### WHAT TO DO
All of the entries must be reproduced exactly, with no images carried over.

### RECORDS
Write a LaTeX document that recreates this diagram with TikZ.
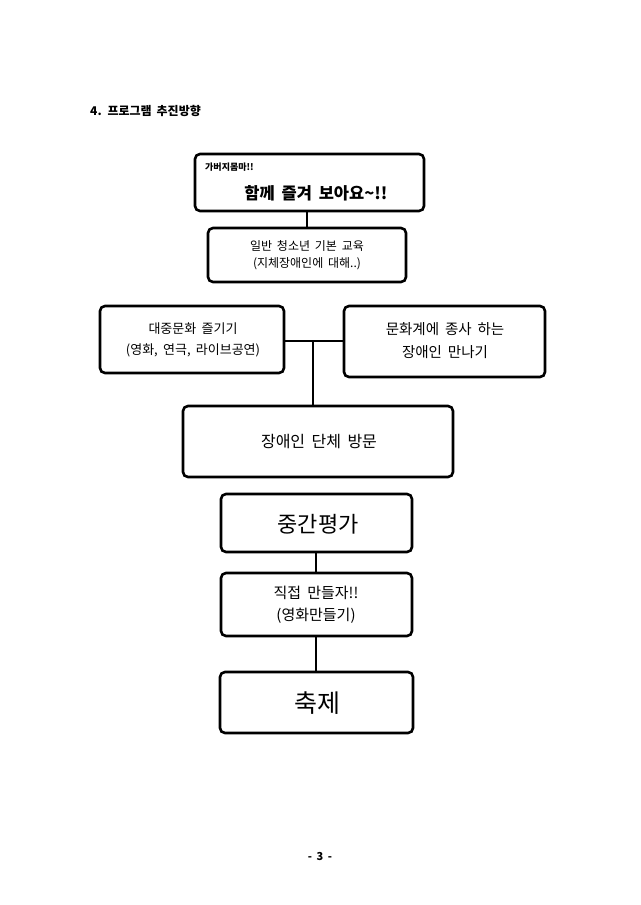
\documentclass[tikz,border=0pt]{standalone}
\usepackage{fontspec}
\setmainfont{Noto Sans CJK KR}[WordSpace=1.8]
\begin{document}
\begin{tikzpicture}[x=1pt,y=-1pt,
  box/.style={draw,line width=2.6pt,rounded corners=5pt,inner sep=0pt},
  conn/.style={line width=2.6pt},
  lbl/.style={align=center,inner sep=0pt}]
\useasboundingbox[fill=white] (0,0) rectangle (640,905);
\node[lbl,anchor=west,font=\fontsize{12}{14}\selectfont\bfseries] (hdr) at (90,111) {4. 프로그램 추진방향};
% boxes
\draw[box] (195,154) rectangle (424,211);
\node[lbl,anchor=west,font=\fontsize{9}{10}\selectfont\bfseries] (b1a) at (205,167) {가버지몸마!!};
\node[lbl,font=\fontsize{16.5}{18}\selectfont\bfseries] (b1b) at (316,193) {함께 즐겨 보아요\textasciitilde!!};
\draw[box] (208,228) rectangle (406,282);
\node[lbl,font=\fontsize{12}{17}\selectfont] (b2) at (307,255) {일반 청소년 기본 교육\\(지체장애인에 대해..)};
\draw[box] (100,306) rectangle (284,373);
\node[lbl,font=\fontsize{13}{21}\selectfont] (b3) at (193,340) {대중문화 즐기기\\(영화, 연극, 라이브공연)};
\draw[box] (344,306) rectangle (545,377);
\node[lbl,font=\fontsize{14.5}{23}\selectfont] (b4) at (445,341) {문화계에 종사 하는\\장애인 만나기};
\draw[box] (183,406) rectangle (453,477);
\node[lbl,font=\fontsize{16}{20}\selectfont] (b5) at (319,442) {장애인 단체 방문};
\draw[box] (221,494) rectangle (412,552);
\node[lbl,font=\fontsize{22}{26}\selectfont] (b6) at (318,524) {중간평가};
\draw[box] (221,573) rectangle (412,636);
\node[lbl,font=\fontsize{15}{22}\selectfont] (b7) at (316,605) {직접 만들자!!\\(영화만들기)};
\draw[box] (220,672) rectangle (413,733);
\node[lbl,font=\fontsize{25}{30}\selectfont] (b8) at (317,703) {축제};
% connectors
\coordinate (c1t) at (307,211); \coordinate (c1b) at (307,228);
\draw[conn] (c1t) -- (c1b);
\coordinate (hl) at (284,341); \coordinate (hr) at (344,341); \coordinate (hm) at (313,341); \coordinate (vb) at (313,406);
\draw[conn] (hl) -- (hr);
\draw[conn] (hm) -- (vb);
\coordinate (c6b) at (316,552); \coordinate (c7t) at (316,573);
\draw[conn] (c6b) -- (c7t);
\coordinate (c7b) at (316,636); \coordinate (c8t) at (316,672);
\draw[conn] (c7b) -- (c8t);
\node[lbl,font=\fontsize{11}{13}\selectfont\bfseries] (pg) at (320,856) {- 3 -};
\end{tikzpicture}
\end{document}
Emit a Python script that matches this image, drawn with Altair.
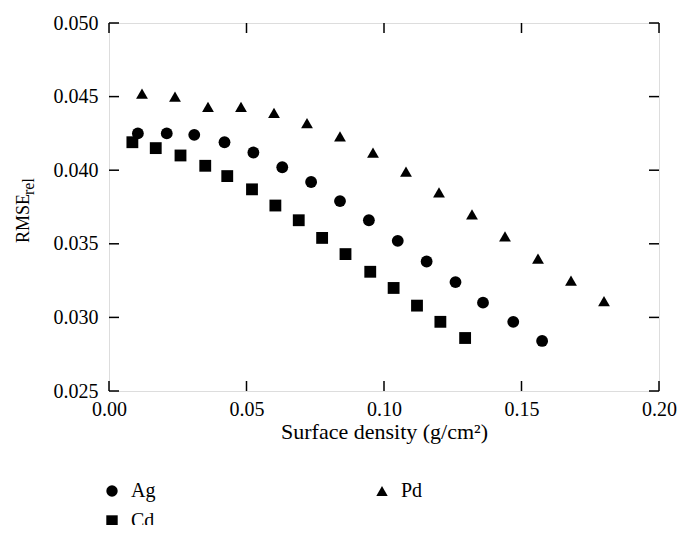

### TASK RESPONSE
Write a LaTeX document that recreates this diagram with TikZ.
\documentclass[tikz,border=0pt]{standalone}
\usepackage{fontspec}
\setmainfont{Noto Sans CJK KR}[WordSpace=1.8]
\begin{document}
\begin{tikzpicture}[x=1pt,y=-1pt,
  box/.style={draw,line width=2.6pt,rounded corners=5pt,inner sep=0pt},
  conn/.style={line width=2.6pt},
  lbl/.style={align=center,inner sep=0pt}]
\useasboundingbox[fill=white] (0,0) rectangle (640,905);
\node[lbl,anchor=west,font=\fontsize{12}{14}\selectfont\bfseries] (hdr) at (90,111) {4. 프로그램 추진방향};
% boxes
\draw[box] (195,154) rectangle (424,211);
\node[lbl,anchor=west,font=\fontsize{9}{10}\selectfont\bfseries] (b1a) at (205,167) {가버지몸마!!};
\node[lbl,font=\fontsize{16.5}{18}\selectfont\bfseries] (b1b) at (316,193) {함께 즐겨 보아요\textasciitilde!!};
\draw[box] (208,228) rectangle (406,282);
\node[lbl,font=\fontsize{12}{17}\selectfont] (b2) at (307,255) {일반 청소년 기본 교육\\(지체장애인에 대해..)};
\draw[box] (100,306) rectangle (284,373);
\node[lbl,font=\fontsize{13}{21}\selectfont] (b3) at (193,340) {대중문화 즐기기\\(영화, 연극, 라이브공연)};
\draw[box] (344,306) rectangle (545,377);
\node[lbl,font=\fontsize{14.5}{23}\selectfont] (b4) at (445,341) {문화계에 종사 하는\\장애인 만나기};
\draw[box] (183,406) rectangle (453,477);
\node[lbl,font=\fontsize{16}{20}\selectfont] (b5) at (319,442) {장애인 단체 방문};
\draw[box] (221,494) rectangle (412,552);
\node[lbl,font=\fontsize{22}{26}\selectfont] (b6) at (318,524) {중간평가};
\draw[box] (221,573) rectangle (412,636);
\node[lbl,font=\fontsize{15}{22}\selectfont] (b7) at (316,605) {직접 만들자!!\\(영화만들기)};
\draw[box] (220,672) rectangle (413,733);
\node[lbl,font=\fontsize{25}{30}\selectfont] (b8) at (317,703) {축제};
% connectors
\coordinate (c1t) at (307,211); \coordinate (c1b) at (307,228);
\draw[conn] (c1t) -- (c1b);
\coordinate (hl) at (284,341); \coordinate (hr) at (344,341); \coordinate (hm) at (313,341); \coordinate (vb) at (313,406);
\draw[conn] (hl) -- (hr);
\draw[conn] (hm) -- (vb);
\coordinate (c6b) at (316,552); \coordinate (c7t) at (316,573);
\draw[conn] (c6b) -- (c7t);
\coordinate (c7b) at (316,636); \coordinate (c8t) at (316,672);
\draw[conn] (c7b) -- (c8t);
\node[lbl,font=\fontsize{11}{13}\selectfont\bfseries] (pg) at (320,856) {- 3 -};
\end{tikzpicture}
\end{document}
Emit a Python script that matches this image, drawn with Altair.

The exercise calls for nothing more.